2. Using one provider for all services.

This is not an indictment on bundled service providers; some do a good job. However, I've come across retirement plans that use one provider for recordkeeping, third-party administration, investment selection and support, advisory, and participant education. In my experience, these arrangements can sometimes lead to conflicts of interest and a false sense of security that the provider is “taking care of everything.”

Even if the provider says they are a fiduciary in some capacity and establishes that in writing, what are the realistic chances they will fire themselves if they underperform, charge excessive fees, or neglect to perform the tasks they were hired to do? It’s unlikely they would, so it’s up to the plan sponsor to monitor the provider.

The most common reasons companies decide to use a bundled provider for all their retirement plan services is that they are told this arrangement is less work and more cost-effective, OR they receive rebates or incentives for other things the service provider offers like payroll, commercial lending, health plans, etc. These are misleading or improper reasons to select a bundled provider.

Hiring service providers that focus exclusively on third-party administration, investment management, or recordkeeping individually may be less burdensome for the retirement plan sponsor. Further, compliance failure can be costly. Hiring a third-party administrator specializing solely in plan compliance may result in fewer compliance failures.

There are no real cost efficiencies with a bundled service provider in my experience. Choosing a service provider because they already do your payroll, commercial lending, health plan, etc., violates your duty as a plan fiduciary. Your decisions must be based on merit. Making a decision that impacts the employees in your retirement plan for a reason that isn’t solely in your employees’ best interests can dangerous and harmful to your employees and your organization.

3. No formal oversight structure or prudent processes in place.

Many smaller (and some larger companies) don’t have a formal retirement plan committee. Establishing a committee and outlining individual roles and responsibilities for committee members is a best practice for several reasons.

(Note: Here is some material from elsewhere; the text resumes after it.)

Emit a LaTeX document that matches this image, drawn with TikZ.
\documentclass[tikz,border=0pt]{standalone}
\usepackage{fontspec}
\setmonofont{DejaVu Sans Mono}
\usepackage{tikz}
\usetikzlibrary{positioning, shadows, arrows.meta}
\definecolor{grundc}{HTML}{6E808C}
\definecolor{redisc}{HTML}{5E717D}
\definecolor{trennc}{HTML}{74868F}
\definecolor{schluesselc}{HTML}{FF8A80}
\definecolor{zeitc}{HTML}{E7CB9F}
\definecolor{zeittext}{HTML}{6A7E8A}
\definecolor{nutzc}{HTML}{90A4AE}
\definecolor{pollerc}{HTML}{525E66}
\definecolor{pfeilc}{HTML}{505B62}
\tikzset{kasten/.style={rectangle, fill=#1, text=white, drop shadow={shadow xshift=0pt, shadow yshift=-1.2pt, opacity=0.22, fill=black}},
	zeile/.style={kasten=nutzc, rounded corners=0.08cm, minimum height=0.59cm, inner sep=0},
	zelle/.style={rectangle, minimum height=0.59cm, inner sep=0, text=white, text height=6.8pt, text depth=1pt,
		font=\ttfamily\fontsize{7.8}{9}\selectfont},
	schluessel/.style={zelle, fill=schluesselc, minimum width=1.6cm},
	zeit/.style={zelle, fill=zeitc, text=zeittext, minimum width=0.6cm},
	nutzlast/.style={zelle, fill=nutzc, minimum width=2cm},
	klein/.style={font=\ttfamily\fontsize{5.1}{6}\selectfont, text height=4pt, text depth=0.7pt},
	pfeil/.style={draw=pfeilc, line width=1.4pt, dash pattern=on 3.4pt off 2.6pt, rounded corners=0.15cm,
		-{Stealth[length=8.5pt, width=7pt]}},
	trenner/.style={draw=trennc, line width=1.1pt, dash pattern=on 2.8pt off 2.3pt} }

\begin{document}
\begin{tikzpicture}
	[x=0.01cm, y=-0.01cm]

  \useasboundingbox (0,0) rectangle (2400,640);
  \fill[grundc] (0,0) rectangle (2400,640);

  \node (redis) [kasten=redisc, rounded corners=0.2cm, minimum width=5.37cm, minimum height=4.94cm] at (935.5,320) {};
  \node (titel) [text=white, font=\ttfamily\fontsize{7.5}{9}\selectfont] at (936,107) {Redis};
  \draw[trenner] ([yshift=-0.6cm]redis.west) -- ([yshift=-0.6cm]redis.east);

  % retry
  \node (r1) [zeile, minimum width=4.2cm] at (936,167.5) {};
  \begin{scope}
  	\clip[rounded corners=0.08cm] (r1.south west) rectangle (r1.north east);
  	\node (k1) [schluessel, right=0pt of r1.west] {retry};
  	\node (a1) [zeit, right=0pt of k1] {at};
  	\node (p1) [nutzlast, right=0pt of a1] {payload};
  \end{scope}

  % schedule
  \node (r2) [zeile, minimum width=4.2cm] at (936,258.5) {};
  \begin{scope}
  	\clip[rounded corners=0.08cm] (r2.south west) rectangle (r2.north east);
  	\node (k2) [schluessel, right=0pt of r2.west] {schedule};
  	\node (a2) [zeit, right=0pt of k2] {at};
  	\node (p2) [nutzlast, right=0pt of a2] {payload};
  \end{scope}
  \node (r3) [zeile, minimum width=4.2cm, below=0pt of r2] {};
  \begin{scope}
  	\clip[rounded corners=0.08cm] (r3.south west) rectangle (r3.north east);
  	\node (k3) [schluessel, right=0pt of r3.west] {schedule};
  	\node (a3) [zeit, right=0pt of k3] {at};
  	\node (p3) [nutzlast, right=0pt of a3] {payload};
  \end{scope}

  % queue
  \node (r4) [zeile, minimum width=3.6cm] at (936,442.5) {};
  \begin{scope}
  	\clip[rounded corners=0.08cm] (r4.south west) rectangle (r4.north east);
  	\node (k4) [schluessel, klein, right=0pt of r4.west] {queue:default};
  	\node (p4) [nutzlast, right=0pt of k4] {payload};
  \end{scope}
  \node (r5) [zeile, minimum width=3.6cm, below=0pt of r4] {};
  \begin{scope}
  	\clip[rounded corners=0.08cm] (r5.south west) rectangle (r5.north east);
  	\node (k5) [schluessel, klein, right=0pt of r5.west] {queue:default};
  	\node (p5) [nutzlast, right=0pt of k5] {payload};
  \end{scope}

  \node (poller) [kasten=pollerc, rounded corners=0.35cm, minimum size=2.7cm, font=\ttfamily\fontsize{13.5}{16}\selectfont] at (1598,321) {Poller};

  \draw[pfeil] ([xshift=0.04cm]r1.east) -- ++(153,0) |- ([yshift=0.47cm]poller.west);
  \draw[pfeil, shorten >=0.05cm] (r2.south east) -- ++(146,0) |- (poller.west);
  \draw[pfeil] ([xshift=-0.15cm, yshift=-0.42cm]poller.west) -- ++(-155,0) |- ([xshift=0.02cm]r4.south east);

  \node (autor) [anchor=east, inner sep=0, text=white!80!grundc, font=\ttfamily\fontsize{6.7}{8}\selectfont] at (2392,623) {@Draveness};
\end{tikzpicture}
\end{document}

Instead of having one person responsible for all plan-level decisions, a committee of 3-7 members can share the plan oversight responsibilities. This fosters better discussion and decision-making. It also creates greater alignment around the decisions and direction of the plan – and it helps keep all committee members accountable for their responsibilities. Some small companies may not see the need for a retirement plan committee, but I encourage all plan sponsors to have a conversation with their advisor to determine if a committee makes sense.

As a result of not having a formal retirement committee, and in some cases where there is a committee already established, the company sponsoring the retirement plan doesn’t have a process for plan oversight. This can lead to poor plan performance, lack of employee engagement, excessive fees, compliance failures, and more. A company should establish a committee and investment policy statement, set regular meeting times, and create processes that follow industry best practices to oversee the plan.

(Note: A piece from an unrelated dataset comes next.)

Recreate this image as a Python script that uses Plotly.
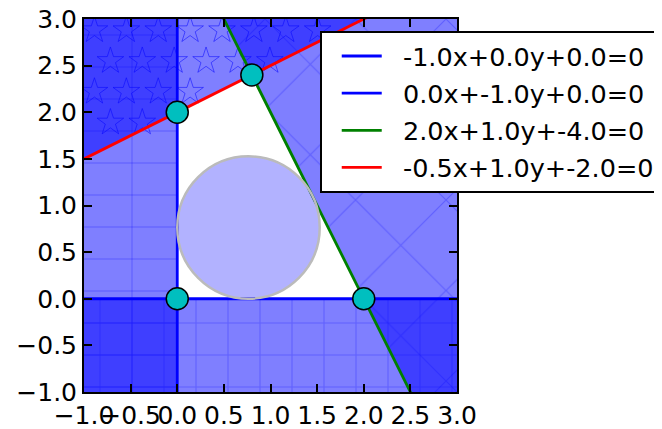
import itertools
import numpy as np
import plotly.graph_objects as go

# Constraints: a*x + b*y + c <= 0 (feasible side)
coef_a = [-1.0, 0.0, 2.0, -0.5]
coef_b = [0.0, -1.0, 1.0, 1.0]
coef_c = [0.0, 0.0, -4.0, -2.0]
line_colors = ["blue", "blue", "green", "red"]
hatch_kinds = ["-", "+", "x", "*"]
x_range = [-1.0, 3.0]
y_range = [-1.0, 3.0]
tick_values = [-1.0, -0.5, 0.0, 0.5, 1.0, 1.5, 2.0, 2.5, 3.0]

FILL = "rgba(0,0,255,0.5)"
HATCH = "rgba(0,0,255,0.5)"


def clip_halfplane(poly, a, b, c):
    """Keep the part of the polygon where a*x + b*y + c >= 0 (infeasible side)."""
    out = []
    n = len(poly)
    for i in range(n):
        p, q = poly[i], poly[(i + 1) % n]
        fp = a * p[0] + b * p[1] + c
        fq = a * q[0] + b * q[1] + c
        if fp >= 0:
            out.append(p)
        if (fp >= 0) != (fq >= 0):
            t = fp / (fp - fq)
            out.append((p[0] + t * (q[0] - p[0]), p[1] + t * (q[1] - p[1])))
    return out


box = [(x_range[0], y_range[0]), (x_range[1], y_range[0]),
       (x_range[1], y_range[1]), (x_range[0], y_range[1])]

fig = go.Figure()

# shaded infeasible half-planes
for i, (a, b, c) in enumerate(zip(coef_a, coef_b, coef_c)):
    poly = clip_halfplane(box, a, b, c)
    xs = [p[0] for p in poly] + [poly[0][0]]
    ys = [p[1] for p in poly] + [poly[0][1]]
    kind = hatch_kinds[i]
    if kind in ("-", "+"):
        size = 32
        sol = 0.035 if kind == "-" else 0.065
    elif kind == "x":
        size = 64
        sol = 0.035
    else:
        kind, size, sol = "", 8, 0.3
    fp = dict(shape=kind, size=size, solidity=sol, fillmode="overlay",
              bgcolor=FILL, fgcolor=HATCH)
    fig.add_trace(go.Scatter(x=xs, y=ys, mode="lines", fill="toself",
                             fillcolor=FILL, line=dict(width=0),
                             fillpattern=fp if kind else None,
                             hoverinfo="skip", showlegend=False))
    if hatch_kinds[i] == "-":
        fig.add_trace(go.Scatter(x=xs, y=ys, mode="lines", fill="toself",
                                 fillcolor="rgba(0,0,0,0)", line=dict(width=0),
                                 fillpattern=dict(shape="|", size=96, solidity=0.012,
                                                  fillmode="overlay",
                                                  bgcolor="rgba(0,0,0,0)",
                                                  fgcolor=HATCH),
                                 hoverinfo="skip", showlegend=False))
    if hatch_kinds[i] == "*":
        # star hatch drawn as open star markers on a staggered grid
        step_x, step_y = 0.342, 0.33
        sx, sy = [], []
        row = 0
        yy = y_range[1] - 0.12
        while yy > y_range[0]:
            xx = x_range[0] + 0.112 + (step_x / 2 if row % 2 else 0.0)
            while xx < x_range[1]:
                if a * xx + b * yy + c > 0.04:
                    sx.append(xx)
                    sy.append(yy)
                xx += step_x
            yy -= step_y
            row += 1
        fig.add_trace(go.Scatter(x=sx, y=sy, mode="markers",
                                 marker=dict(symbol="star-open", size=20,
                                             color=HATCH, line=dict(width=1, color=HATCH)),
                                 hoverinfo="skip", showlegend=False))

# constraint lines
for i, (a, b, c) in enumerate(zip(coef_a, coef_b, coef_c)):
    if abs(b) > 1e-12:
        lx = np.array(x_range)
        ly = -(a * lx + c) / b
    else:
        lx = np.array([-c / a, -c / a])
        ly = np.array(y_range)
    label = "\u00a0" * 2 + "{:.1f}x+{:.1f}y+{:.1f}=0".format(a, b, c)
    fig.add_trace(go.Scatter(x=lx, y=ly, mode="lines", name=label,
                             line=dict(color=line_colors[i], width=2.8),
                             legendgroup=str(i), hoverinfo="skip"))

# vertices of feasible region
vx, vy = [], []
for i, j in itertools.combinations(range(len(coef_a)), 2):
    M = np.array([[coef_a[i], coef_b[i]], [coef_a[j], coef_b[j]]])
    if abs(np.linalg.det(M)) < 1e-12:
        continue
    p = np.linalg.solve(M, -np.array([coef_c[i], coef_c[j]]))
    if all(coef_a[k] * p[0] + coef_b[k] * p[1] + coef_c[k] <= 1e-9 for k in range(len(coef_a))):
        vx.append(p[0])
        vy.append(p[1])
fig.add_trace(go.Scatter(x=vx, y=vy, mode="markers",
                         marker=dict(size=22, color="#00bfbf", line=dict(color="black", width=1.5)),
                         hoverinfo="skip", showlegend=False))

# Chebyshev centre (largest inscribed circle)
best = None
for combo in itertools.combinations(range(len(coef_a)), 3):
    M = np.array([[coef_a[k], coef_b[k], np.hypot(coef_a[k], coef_b[k])] for k in combo])
    if abs(np.linalg.det(M)) < 1e-12:
        continue
    sol = np.linalg.solve(M, -np.array([coef_c[k] for k in combo]))
    ok = all(coef_a[k] * sol[0] + coef_b[k] * sol[1] + np.hypot(coef_a[k], coef_b[k]) * sol[2]
             + coef_c[k] <= 1e-9 for k in range(len(coef_a)))
    if ok and sol[2] > 0 and (best is None or sol[2] > best[2]):
        best = sol
cx, cy, r = best
fig.add_shape(type="circle", xref="x", yref="y", x0=cx - r, x1=cx + r, y0=cy - r, y1=cy + r,
              fillcolor="rgba(0,0,255,0.3)", line=dict(color="#bbbbbb", width=2.5), layer="above")

tick_text = ["{:.1f}".format(v).replace("-", "\u2212") for v in tick_values]
axis_common = dict(tickvals=tick_values, ticktext=tick_text, ticks="inside", ticklen=8,
                   tickwidth=1.5, tickcolor="black", showline=True, linewidth=2,
                   linecolor="black", mirror="ticks", showgrid=False, zeroline=False,
                   tickangle=0, tickfont=dict(size=25, color="black"))
fig.update_xaxes(range=x_range, **axis_common)
fig.update_yaxes(range=y_range, **axis_common)

fig.update_layout(
    width=662, height=421,
    margin=dict(l=75.5, r=212.5, t=10.5, b=36.5, pad=0, autoexpand=False),
    plot_bgcolor="white", paper_bgcolor="white",
    font=dict(family="DejaVu Sans", size=25, color="black"),
    showlegend=True,
    legend=dict(x=0.632, y=0.968, xanchor="left", yanchor="top", bgcolor="white",
                bordercolor="black", borderwidth=2, font=dict(size=25.5),
                tracegroupgap=1, indentation=15, itemwidth=40),
)

fig.write_html("out.html")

You may be thinking this is a lot of additional time to spend on your company retirement plan. And yes, this may create some extra work, but companies that are diligent and thorough in their oversight structure often save time in the long run. This is because fees, investments, compliance processes, payroll, and plan and participant success metrics are reviewed consistently, and communication with the service providers is open and ongoing. This leads to lower fees, fewer compliance issues, greater alignment with service providers, increased confidence in your retirement benefit, and most importantly, better outcomes for your employees.

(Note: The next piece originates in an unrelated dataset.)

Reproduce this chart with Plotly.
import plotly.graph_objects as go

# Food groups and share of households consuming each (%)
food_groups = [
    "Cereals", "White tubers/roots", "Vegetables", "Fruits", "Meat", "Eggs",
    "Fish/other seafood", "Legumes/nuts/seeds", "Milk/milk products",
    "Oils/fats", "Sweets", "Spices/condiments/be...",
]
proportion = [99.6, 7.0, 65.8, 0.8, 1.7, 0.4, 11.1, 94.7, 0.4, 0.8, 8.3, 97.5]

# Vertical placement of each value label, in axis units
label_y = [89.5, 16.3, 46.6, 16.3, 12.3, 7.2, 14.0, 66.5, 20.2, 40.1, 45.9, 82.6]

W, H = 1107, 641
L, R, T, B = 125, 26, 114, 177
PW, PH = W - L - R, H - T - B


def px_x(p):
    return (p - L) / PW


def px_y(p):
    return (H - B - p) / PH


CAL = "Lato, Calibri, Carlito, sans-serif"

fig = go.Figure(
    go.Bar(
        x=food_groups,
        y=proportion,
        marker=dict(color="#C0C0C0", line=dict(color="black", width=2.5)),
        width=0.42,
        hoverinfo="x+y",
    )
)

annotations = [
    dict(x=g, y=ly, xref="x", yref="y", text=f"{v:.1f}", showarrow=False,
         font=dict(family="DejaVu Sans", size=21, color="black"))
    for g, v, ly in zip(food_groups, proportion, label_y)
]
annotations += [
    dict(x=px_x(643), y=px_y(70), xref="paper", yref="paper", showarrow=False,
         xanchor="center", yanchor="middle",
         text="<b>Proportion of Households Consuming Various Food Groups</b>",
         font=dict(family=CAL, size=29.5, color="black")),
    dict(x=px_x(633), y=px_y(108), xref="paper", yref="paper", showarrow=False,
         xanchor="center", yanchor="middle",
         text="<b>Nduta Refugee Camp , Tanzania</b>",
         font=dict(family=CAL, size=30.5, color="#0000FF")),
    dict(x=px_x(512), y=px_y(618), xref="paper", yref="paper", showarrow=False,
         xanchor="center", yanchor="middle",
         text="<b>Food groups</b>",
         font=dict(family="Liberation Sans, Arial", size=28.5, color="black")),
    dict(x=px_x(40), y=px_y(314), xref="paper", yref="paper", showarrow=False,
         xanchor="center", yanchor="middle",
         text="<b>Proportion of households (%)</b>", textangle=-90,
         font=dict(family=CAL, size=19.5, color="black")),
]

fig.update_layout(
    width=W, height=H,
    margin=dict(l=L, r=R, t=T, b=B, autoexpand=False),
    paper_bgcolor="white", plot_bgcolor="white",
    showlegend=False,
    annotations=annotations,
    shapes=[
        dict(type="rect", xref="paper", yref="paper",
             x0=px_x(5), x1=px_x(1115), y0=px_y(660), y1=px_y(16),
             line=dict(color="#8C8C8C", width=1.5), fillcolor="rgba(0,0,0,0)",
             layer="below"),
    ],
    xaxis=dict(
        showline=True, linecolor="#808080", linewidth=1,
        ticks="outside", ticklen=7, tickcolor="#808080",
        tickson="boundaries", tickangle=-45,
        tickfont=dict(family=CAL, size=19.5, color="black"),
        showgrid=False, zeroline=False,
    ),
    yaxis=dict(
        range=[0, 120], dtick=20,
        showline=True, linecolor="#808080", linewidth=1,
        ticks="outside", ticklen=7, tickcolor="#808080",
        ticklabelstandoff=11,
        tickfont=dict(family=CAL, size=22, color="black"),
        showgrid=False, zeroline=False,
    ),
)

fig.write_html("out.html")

A well-constructed and managed retirement plan has the potential to provide many benefits to both the company and its employees. There's value in committing the time and resources to offer a high-performing retirement plan. Contact us to learn how we can help you create positive outcomes.

Tax Prep_square
Plan Sponsors: Don’t Miss Upcoming Deadlines
Retirement Plan Sponsors02/15/2023

As you know, the “Plan Sponsor is responsible for ensuring that its plan operates in compliance with the rules related to qualified plans.” 1  That, in turn, means, you are held accounting to the...

Is A Solo 401(k) Plan Right for Your Small Business?
Retirement Plan Sponsors12/27/2022

If you work for yourself, you may want to consider establishing a solo 401(k) plan for 2023. A solo 401(k) plan is a unique savings option for small business owners without employees, or if the only...

Is a PEP Right for You?
Retirement Plan Sponsors11/01/2022

Providing employees with a quality retirement savings plan may seem out of reach for smaller or start-up companies. But a key provision of the SECURE Act introduced a new option, called a PEP,...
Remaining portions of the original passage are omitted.